China to reform finances for rural areas
10-18-2008
With Chinese exports expected to slow dramatically as the world economy contracts, the country’s leaders want to boost domestic consumption by spreading China’s newfound wealth beyond the cities – where it has created breathtaking modern architecture and a new class of millionaires – to the still-impoverished countryside, where two-thirds of the population continues to live.
According to the National Bureau of Statistics (NBS), the country’s total population was 1.32 billion at the end of last year. Of the total, the rural population was 727.5 million, accounting for more than 55%. This percentage could be much higher if the nearly 200 million rural migrants working in cities were taken into account. But consumption of farmers was small compared to their large population.
The whole country’s retail sales, a measurement of consumption, totaled 8.92 trillion yuan ( US$1.3 trillion) in 2007, up 16.8 % from the previous year. Retail sales in cities were up 17.2% to 6.04 trillion yuan, accounting for 67.7% of the total, while retail in rural areas was up 15.8% to 2.88 trillion yuan, or 32.3% of the total. Not only was the total sum of consumption much smaller, but growth of consumption in rural areas was also 1.4 percentage points slower than that in cities.

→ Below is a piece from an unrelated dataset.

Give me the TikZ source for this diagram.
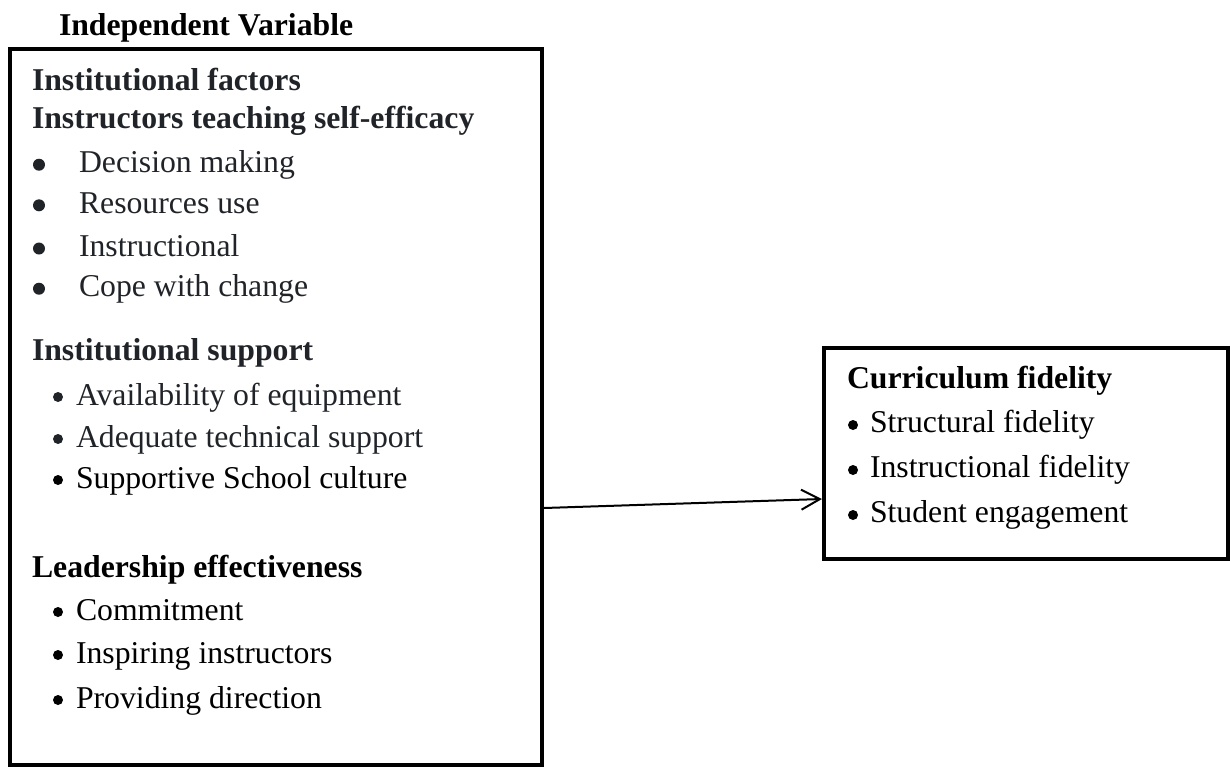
\documentclass[tikz,border=0pt]{standalone}
\usepackage{fontspec}
\setmainfont{Liberation Serif}
\usetikzlibrary{arrows.meta,calc}
\definecolor{inkdark}{RGB}{32,35,40}
\tikzset{
  txt/.style={anchor=base west, inner sep=0pt, outer sep=0pt, text=inkdark, font=\fontsize{23.8pt}{28pt}\selectfont},
  head/.style={txt, font=\fontsize{23.8pt}{28pt}\selectfont\bfseries},
  dotb/.style={circle, fill=inkdark, draw=none, inner sep=0pt, minimum size=7.5pt},
  bigdot/.style={dotb, minimum size=9pt},
  frame/.style={draw=black, line width=3pt, rectangle, inner sep=0pt},
  link/.style={draw=black, line width=1.5pt, -{Straight Barb[length=14pt, width=15pt, line width=1.5pt]}}
}
\begin{document}
\begin{tikzpicture}[x=0.75pt, y=-0.75pt]
\useasboundingbox (0,0) rectangle (1230,768);
% boxes
\node[frame, minimum width=532*0.75pt, minimum height=716*0.75pt] (iv) at (276,407) {};
\node[frame, minimum width=404*0.75pt, minimum height=211*0.75pt] (cf) at (1026,453.5) {};
% title
\node[head, text=black] (ttl) at (59,35) {Independent Variable};
% left box
\node[head] (h1) at (32,90) {Institutional factors};
\node[head] (h2) at (32,128) {Instructors teaching self-efficacy};
\node[bigdot] (b11) at (39,164.7) {};
\node[txt] (t11) at (79,172.7) {Decision making};
\node[bigdot] (b12) at (39,205.3) {};
\node[txt] (t12) at (79,213.3) {Resources use};
\node[bigdot] (b13) at (39,248.5) {};
\node[txt] (t13) at (79,256.5) {Instructional};
\node[bigdot] (b14) at (39,288.7) {};
\node[txt] (t14) at (79,296.7) {Cope with change};
\node[head] (h3) at (32,360) {Institutional support};
\node[dotb] (b21) at (58,397) {};
\node[txt] (t21) at (76,405) {Availability of equipment};
\node[dotb] (b22) at (58,439) {};
\node[txt] (t22) at (76,447) {Adequate technical support};
\node[dotb, fill=black] (b23) at (58,480) {};
\node[txt, text=black] (t23) at (76,488) {Supportive School culture};
\node[head, text=black] (h4) at (32,577) {Leadership effectiveness};
\node[dotb, fill=black] (b31) at (58,612) {};
\node[txt, text=black] (t31) at (76,620) {Commitment};
\node[dotb, fill=black] (b32) at (58,655) {};
\node[txt, text=black] (t32) at (76,663) {Inspiring instructors};
\node[dotb, fill=black] (b33) at (58,700) {};
\node[txt, text=black] (t33) at (76,708) {Providing direction};
% right box
\node[head, text=black] (h5) at (847,388) {Curriculum fidelity};
\node[dotb, fill=black] (b41) at (853,425) {};
\node[txt, text=black] (t41) at (870,432) {Structural fidelity};
\node[dotb, fill=black] (b42) at (853,470) {};
\node[txt, text=black] (t42) at (870,477) {Instructional fidelity};
\node[dotb, fill=black] (b43) at (853,515) {};
\node[txt, text=black] (t43) at (870,522) {Student engagement};
% connector
\draw[link] ($(iv.east)+(0,101)$) -- ($(cf.west)+(0,45.5)$);
\end{tikzpicture}
\end{document}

This is mainly because farmers made much less income than urban residents and growth of farmers’ income was also much slower. Figures from the NBS show that an average farmer’s income was 4,140 yuan (US$606) in 2007, up 9.5% from the previous year. By comparison, an average urban resident’s income was 13,786 yuan, up 12.2%. The average income in cities was 3.3 times that of farmers, though a farmer’s income does not include grain and other foodstuffs grown for family consumption.
State media reports and comments by scholars and other analysts have said that, for the first time, farmers will be allowed to freely dispose land-use rights, including selling them or using them as collateral to borrow loans from banks. In other words, a farmer will be able to capitalize on the farmland he has contracted from the state on which he has hitherto been restricted to farm.

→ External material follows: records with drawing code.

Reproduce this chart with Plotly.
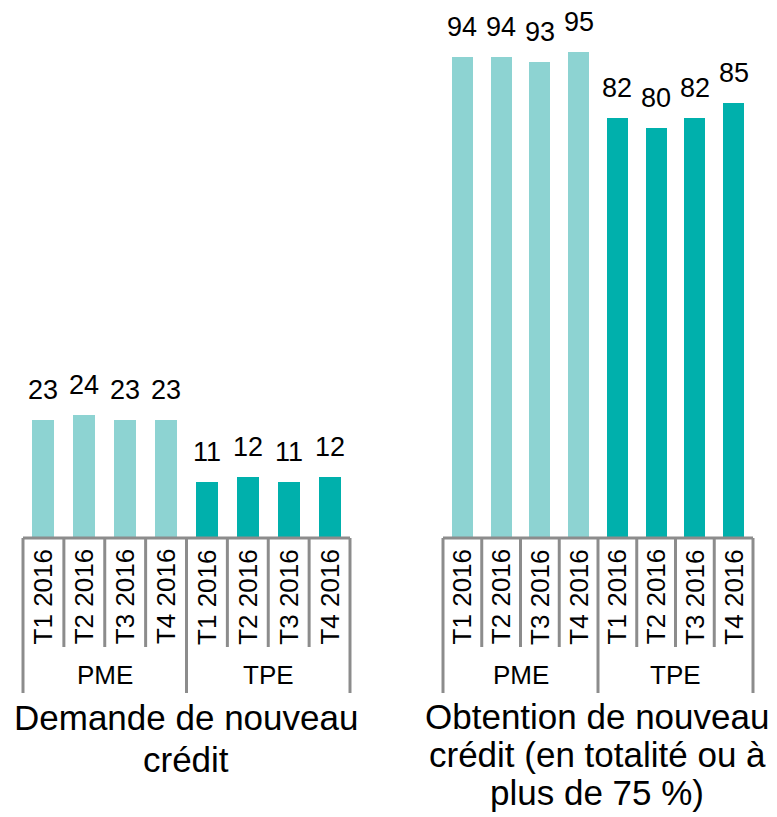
import plotly.graph_objects as go

# ---------------- data ----------------
groups = ["PME", "TPE"]
quarters = ["T1 2016", "T2 2016", "T3 2016", "T4 2016"]
demande_pme = [23, 24, 23, 23]
demande_tpe = [11, 12, 11, 12]
obtention_pme = [94, 94, 93, 95]
obtention_tpe = [82, 80, 82, 85]
panel_titles = [["Demande de nouveau", "crédit"],
                ["Obtention de nouveau", "crédit (en totalité ou à", "plus de 75 %)"]]

# ---------------- style / layout constants ----------------
PAGE_W, PAGE_H = 777, 817
OFF = 8                                   # default page body margin
W, H = PAGE_W - OFF, PAGE_H - OFF
FONT = "Liberation Sans, Arial, sans-serif"
C_PME = "#8DD3D2"
C_TPE = "#00B0AC"
LINE_C = "#8C8C8C"
panels_px = [(23, 350), (443, 753)]       # x extent of each panel (page px)
BASE_PX = 538                              # baseline (page px from top)
TOP_PX = 26                                # y=100
INNER_BOTTOM_PX = 647
OUTER_BOTTOM_PX = 693
TICKLABEL_PX = 597
GROUPLABEL_PX = 675
title_baselines = [[730, 772], [729, 767, 805]]
title_centers = [186, 597]
TITLE_SIZE = 35


def py(p):
    return (H - (p - OFF)) / H


def px(p):
    return (p - OFF) / W


n_cat = len(groups) * len(quarters)
xs = list(range(n_cat))
data_sets = [(demande_pme, demande_tpe), (obtention_pme, obtention_tpe)]

fig = go.Figure()
annotations = []
shapes = []

for k, ((pme, tpe), (x0p, x1p)) in enumerate(zip(data_sets, panels_px)):
    xa = "x" if k == 0 else "x2"
    ya = "y" if k == 0 else "y2"
    values = pme + tpe
    fig.add_trace(go.Bar(x=xs[:len(pme)], y=pme, xaxis=xa, yaxis=ya,
                         marker=dict(color=C_PME, line=dict(width=0)),
                         width=0.54, hoverinfo="skip", showlegend=False))
    fig.add_trace(go.Bar(x=xs[len(pme):], y=tpe, xaxis=xa, yaxis=ya,
                         marker=dict(color=C_TPE, line=dict(width=0)),
                         width=0.54, hoverinfo="skip", showlegend=False))

    # value labels
    for xi, v in zip(xs, values):
        annotations.append(dict(x=xi, y=v, xref=xa, yref=ya, text=str(v),
                                showarrow=False, yanchor="bottom", yshift=13,
                                font=dict(size=27, color="#000000", family=FONT)))

    cw = (x1p - x0p) / n_cat

    def cx(i):
        return px(x0p + (i + 0.5) * cw)

    def bx(i):
        return px(x0p + i * cw)

    # category (quarter) labels
    for gi, g in enumerate(groups):
        for qi, q in enumerate(quarters):
            i = gi * len(quarters) + qi
            annotations.append(dict(x=cx(i), y=py(TICKLABEL_PX), xref="paper", yref="paper",
                                    text=q, textangle=-90, showarrow=False,
                                    xanchor="center", yanchor="middle",
                                    font=dict(size=26, color="#000000", family=FONT)))
        gc = px(x0p + (gi * len(quarters) + len(quarters) / 2) * cw)
        annotations.append(dict(x=gc, y=py(GROUPLABEL_PX), xref="paper", yref="paper",
                                text=g, showarrow=False, xanchor="center", yanchor="middle",
                                font=dict(size=26, color="#000000", family=FONT)))

    # axis line
    shapes.append(dict(type="line", xref="paper", yref="paper",
                       x0=bx(0), x1=bx(n_cat), y0=py(BASE_PX), y1=py(BASE_PX),
                       line=dict(color=LINE_C, width=3)))
    # boundaries
    for b in range(n_cat + 1):
        outer = (b % len(quarters) == 0)
        shapes.append(dict(type="line", xref="paper", yref="paper",
                           x0=bx(b), x1=bx(b), y0=py(BASE_PX),
                           y1=py(OUTER_BOTTOM_PX if outer else INNER_BOTTOM_PX),
                           line=dict(color=LINE_C, width=3)))

    # panel title (one annotation per line for tight line spacing)
    for line_text, base in zip(panel_titles[k], title_baselines[k]):
        annotations.append(dict(x=px(title_centers[k]), y=py(base - 0.35 * TITLE_SIZE),
                                xref="paper", yref="paper",
                                text=line_text, showarrow=False, xanchor="center",
                                yanchor="middle", align="center",
                                font=dict(size=TITLE_SIZE, color="#000000", family=FONT)))

axis_common = dict(showticklabels=False, showgrid=False, zeroline=False, showline=False,
                   ticks="", fixedrange=True)
fig.update_layout(
    width=W, height=H,
    margin=dict(l=0, r=0, t=0, b=0),
    paper_bgcolor="white", plot_bgcolor="white",
    font=dict(family=FONT, color="#000000"),
    bargap=0,
    xaxis=dict(domain=[px(panels_px[0][0]), px(panels_px[0][1])], range=[-0.5, n_cat - 0.5],
               anchor="y", **axis_common),
    yaxis=dict(domain=[py(BASE_PX), py(TOP_PX)], range=[0, 100], anchor="x", **axis_common),
    xaxis2=dict(domain=[px(panels_px[1][0]), px(panels_px[1][1])], range=[-0.5, n_cat - 0.5],
                anchor="y2", **axis_common),
    yaxis2=dict(domain=[py(BASE_PX), py(TOP_PX)], range=[0, 100], anchor="x2", **axis_common),
    annotations=annotations,
    shapes=shapes,
)

fig.write_html("out.html")
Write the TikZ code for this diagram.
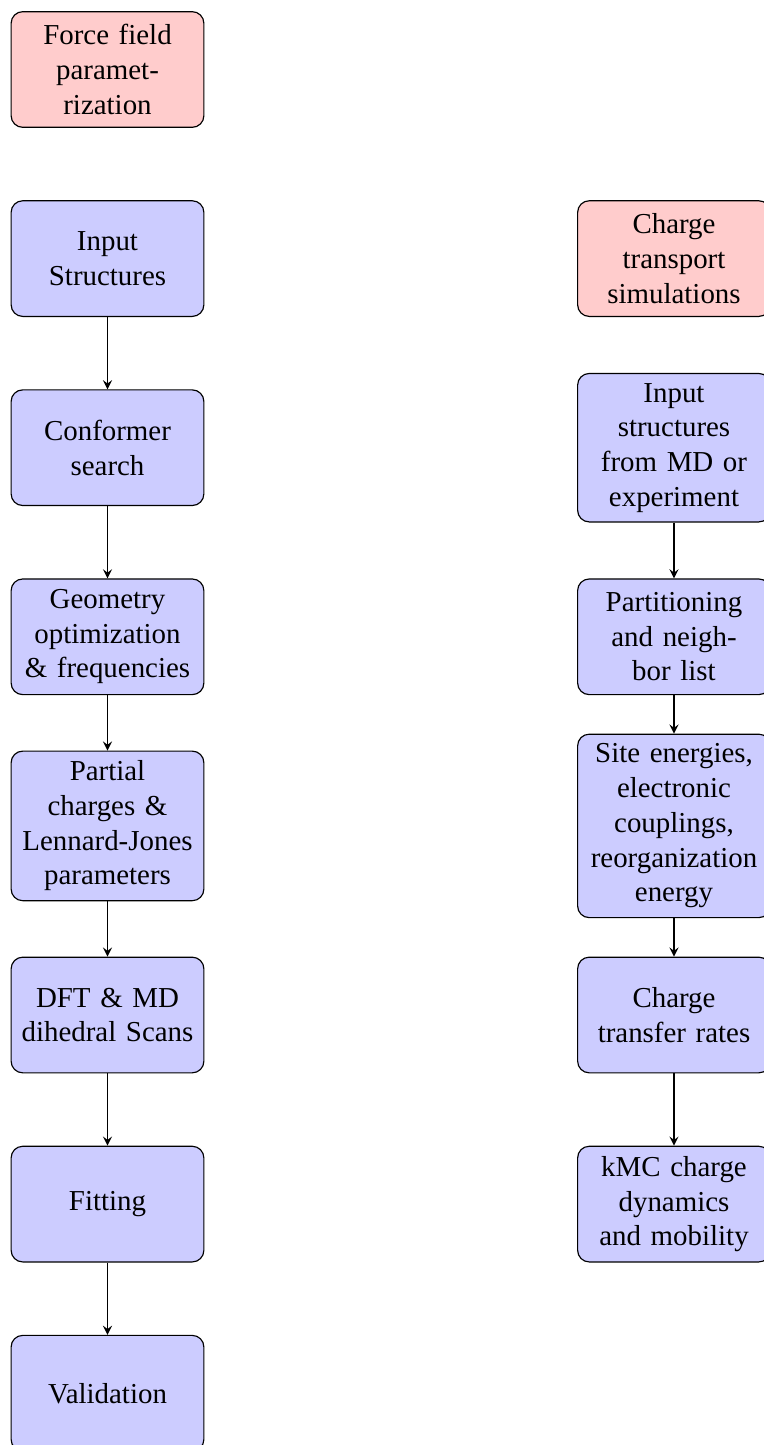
\documentclass[tikz,border=0pt]{standalone}
\usepackage{fontspec}
\setmainfont{Liberation Serif}
\usetikzlibrary{arrows}
\tikzset{
  blockbox/.style={rectangle, draw, fill=blue!20, text width=6em, align=center,
    rounded corners, minimum height=4em, font=\normalsize},
  headbox/.style={blockbox, fill=red!20},
  flowline/.style={draw, -stealth}
}
\begin{document}
\begin{tikzpicture}[x=0.3459pt, y=-0.3459pt]
\useasboundingbox (0,0) rectangle (764,1445);
% left column
\node[headbox]  (ff)    at (107.5, 69.5)   {Force field\\paramet-\\rization};
\node[blockbox] (inp)   at (107.5, 258.6)  {Input\\Structures};
\node[blockbox] (conf)  at (107.5, 447.7)  {Conformer\\search};
\node[blockbox] (geom)  at (107.5, 636.8)  {Geometry\\optimization\\\& frequencies};
\node[blockbox] (part)  at (107.5, 825.9)  {Partial\\charges \&\\Lennard-Jones\\parameters};
\node[blockbox] (dft)   at (107.5, 1015.0) {DFT \& MD\\dihedral Scans};
\node[blockbox] (fit)   at (107.5, 1204.1) {Fitting};
\node[blockbox] (val)   at (107.5, 1393.2) {Validation};
% right column
\node[headbox]  (ct)    at (674, 258.6)  {Charge\\transport\\simulations};
\node[blockbox] (inmd)  at (674, 447.7)  {Input\\structures\\from MD or\\experiment};
\node[blockbox] (prt)   at (674, 636.8)  {Partitioning\\and neigh-\\bor list};
\node[blockbox] (site)  at (674, 825.9)  {Site energies,\\electronic\\couplings,\\reorganization\\energy};
\node[blockbox] (rate)  at (674, 1015.0) {Charge\\transfer rates};
\node[blockbox] (kmc)   at (674, 1204.1) {kMC charge\\dynamics\\and mobility};
% connectors
\path[flowline] (inp) -- (conf);
\path[flowline] (conf) -- (geom);
\path[flowline] (geom) -- (part);
\path[flowline] (part) -- (dft);
\path[flowline] (dft) -- (fit);
\path[flowline] (fit) -- (val);
\path[flowline] (inmd) -- (prt);
\path[flowline] (prt) -- (site);
\path[flowline] (site) -- (rate);
\path[flowline] (rate) -- (kmc);
\end{tikzpicture}
\end{document}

It could speed up industrialization and mechanization of agricultural production as small pieces of farmland currently contracted by households could be merged into bigger farms to boost efficiency and productivity.
In this regard, Xu Xianglin, an economics professor with the Central Party School said at a Xinhua online forum that the major goal of the party’s new policy was to achieve “sizeable” production in agriculture and facilitate urbanization. “A farmer who sells his farmland will no longer be a farmer,” he said.
Xinhua stated: “The global credit crisis freezing up the world’s finances may be a blessing in disguise for China as it aims to modify its economic structure after three decades of breakneck growth.”
In the end, Beijing hopes that as demand for Chinese exports falls in the global economic downturn, an economically liberated countryside will be able to boost domestic consumption, making up at least some of the deficit.
But tight restrictions will remain on the sale of farmland as the country strives to maintain a minimum of 120 million hectares of arable land to ure agricultural self-sufficiency. As Xu put it, the policy is more aimed at modernizing agricultural production than privatizing farmland.